Widespread acceptance of tokens is based on the assumption that someone in the network will be willing to accept the tokenized asset you hold. This would make all exchanges possible. Supercomputers and AI could assist in speeding up trades by rapidly determining the value of each token and matching counterparties.

Obstacles to Tokenized Payments

Despite the fascination with this reality, there are at least two significant hurdles that must be overcome. First, the sheer number of transactions could quickly overwhelm even the most efficient blockchain. The U.S. payments systems alone handles almost 550 million retail transactions daily using money as a vehicle. This number could increase dramatically if payments were made globally with tokenized assets, instead of a common vehicle like dollars or other sovereign currencies.

In the tokenized system, purchasing a car would require multiple payment transactions for each type of tokenized asset used. This process could become even more complex if tokenized assets exist on different blockchains or if sellers do not have addresses or wallets on all these blockchains to receive the tokens offered in payment. Though interoperability between blockchains is possible, it often comes with additional costs and risks.

The second hurdle for tokenized assets to replace money is legal. Currently, money serves as a checkpoint for compliance requirements. Most jurisdictions delegate the prevention of money laundering and terrorism financing to financial institutions. These institutions must know their clients, identify transaction beneficiaries, develop risk-based tools to prevent suspicious transactions, and alert authorities if anything looks amiss.

If money is replaced by tokenized assets in everyday payments, this compliance strategy loses its central operational point. Regulators may struggle to gather the information they need and enforce the rules without a common asset flowing through specific institutions.

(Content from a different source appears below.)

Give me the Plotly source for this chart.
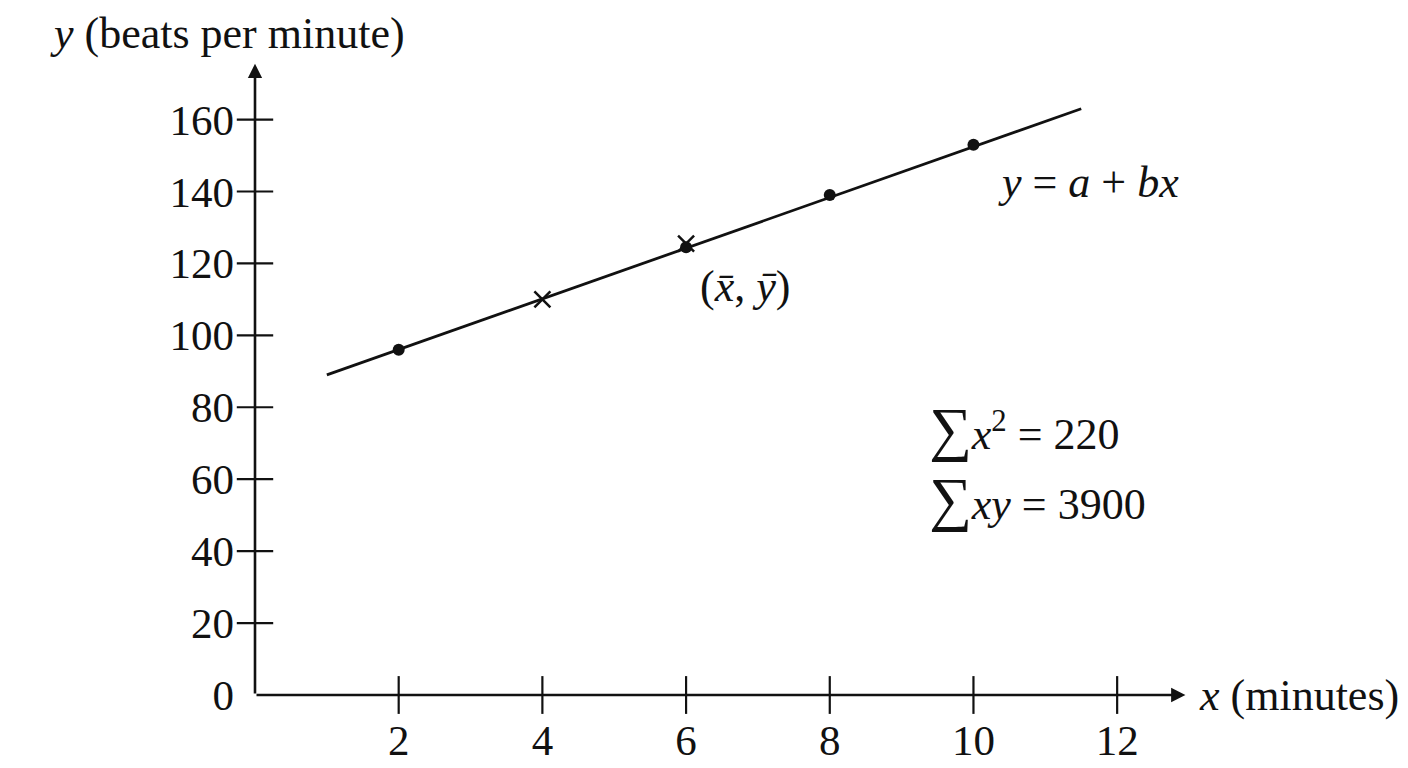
import plotly.graph_objects as go

# data
dot_x = [2, 6, 8, 10]
dot_y = [96, 124.5, 139, 153]
cross_x = [4, 6]
cross_y = [110, 125.5]
line_x = [1, 11.5]
line_y = [89, 163]

x_ticks = [2, 4, 6, 8, 10, 12]
y_ticks = [0, 20, 40, 60, 80, 100, 120, 140, 160]

FONT = "Liberation Serif"
BLACK = "#111111"

fig = go.Figure()

# tick marks crossing the axes
fig.add_trace(go.Scatter(
    x=x_ticks, y=[0] * len(x_ticks), mode="markers",
    marker=dict(symbol="line-ns", size=27, line=dict(width=2.2, color=BLACK)),
    cliponaxis=False, hoverinfo="skip"))
fig.add_trace(go.Scatter(
    x=[0] * (len(y_ticks) - 1), y=y_ticks[1:], mode="markers",
    marker=dict(symbol="line-ew", size=26, line=dict(width=2.2, color=BLACK)),
    cliponaxis=False, hoverinfo="skip"))

# regression line
fig.add_trace(go.Scatter(x=line_x, y=line_y, mode="lines",
                         line=dict(color=BLACK, width=2.8)))
fig.add_trace(go.Scatter(x=dot_x, y=dot_y, mode="markers",
                         marker=dict(color=BLACK, size=12)))
fig.add_trace(go.Scatter(x=cross_x, y=cross_y, mode="markers",
                         marker=dict(symbol="x-thin-open", size=16, color=BLACK,
                                     line=dict(width=2.5, color=BLACK))))

# axes with arrowheads
fig.add_annotation(x=12.95, y=0, ax=0, ay=0, axref="x", ayref="y",
                   showarrow=True, arrowhead=2, arrowsize=1.1, arrowwidth=2.6,
                   arrowcolor=BLACK, text="")
fig.add_annotation(x=0, y=175.5, ax=0, ay=0, axref="x", ayref="y",
                   showarrow=True, arrowhead=2, arrowsize=1.1, arrowwidth=2.6,
                   arrowcolor=BLACK, text="")

txt = dict(family=FONT, size=44, color=BLACK)
fig.add_annotation(xref="paper", yref="paper", x=-0.029, y=1.045,
                   xanchor="center", yanchor="middle",
                   text="<i>y</i> (beats per minute)",
                   showarrow=False, font=txt)
fig.add_annotation(xref="paper", yref="paper", x=1.009, y=0,
                   xanchor="left", yanchor="middle",
                   text="<i>x</i> (minutes)", showarrow=False, font=txt)
fig.add_annotation(x=11.6, y=142.5, text="<i>y</i> = <i>a</i> + <i>bx</i>",
                   showarrow=False, font=txt)
fig.add_annotation(x=6.82, y=113.5, text="(<i>x\u0304</i>, <i>\u0233</i>)",
                   showarrow=False, font=txt)
fig.add_annotation(x=9.35, y=74, xanchor="left",
                   text="<span style='font-size:60px'>\u2211</span><i>x</i><sup>2</sup> = 220",
                   showarrow=False, font=txt)
fig.add_annotation(x=9.35, y=54.5, xanchor="left",
                   text="<span style='font-size:60px'>\u2211</span><i>xy</i> = 3900",
                   showarrow=False, font=txt)

axis_common = dict(showgrid=False, zeroline=False, showline=False, ticks="",
                   tickfont=dict(family=FONT, size=43, color=BLACK))
fig.update_xaxes(range=[0, 13], tickvals=x_ticks, ticklabelstandoff=16,
                 **axis_common)
fig.update_yaxes(range=[0, 176], tickvals=y_ticks, ticklabelstandoff=20,
                 **axis_common)

fig.update_layout(
    width=1408, height=768,
    margin=dict(l=247, r=227, t=54, b=66),
    plot_bgcolor="white", paper_bgcolor="white",
    showlegend=False,
)

fig.write_html("out.html")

While blockchain forensics and automated supervisory tools could help regulators monitor transactions in real time, the ability to suspend or block suspicious transactions amid trillions of payments happening daily across jurisdictions seems unrealistic, especially for transactions on truly decentralized blockchains.

Conclusion

Replacing fiat money is not a straightforward task. Whether for practical or legal reasons, sovereign money still dominates everyday payments despite the many alternatives currently available. Widespread tokenization, while promising, is unlikely to alter this reality in the near future.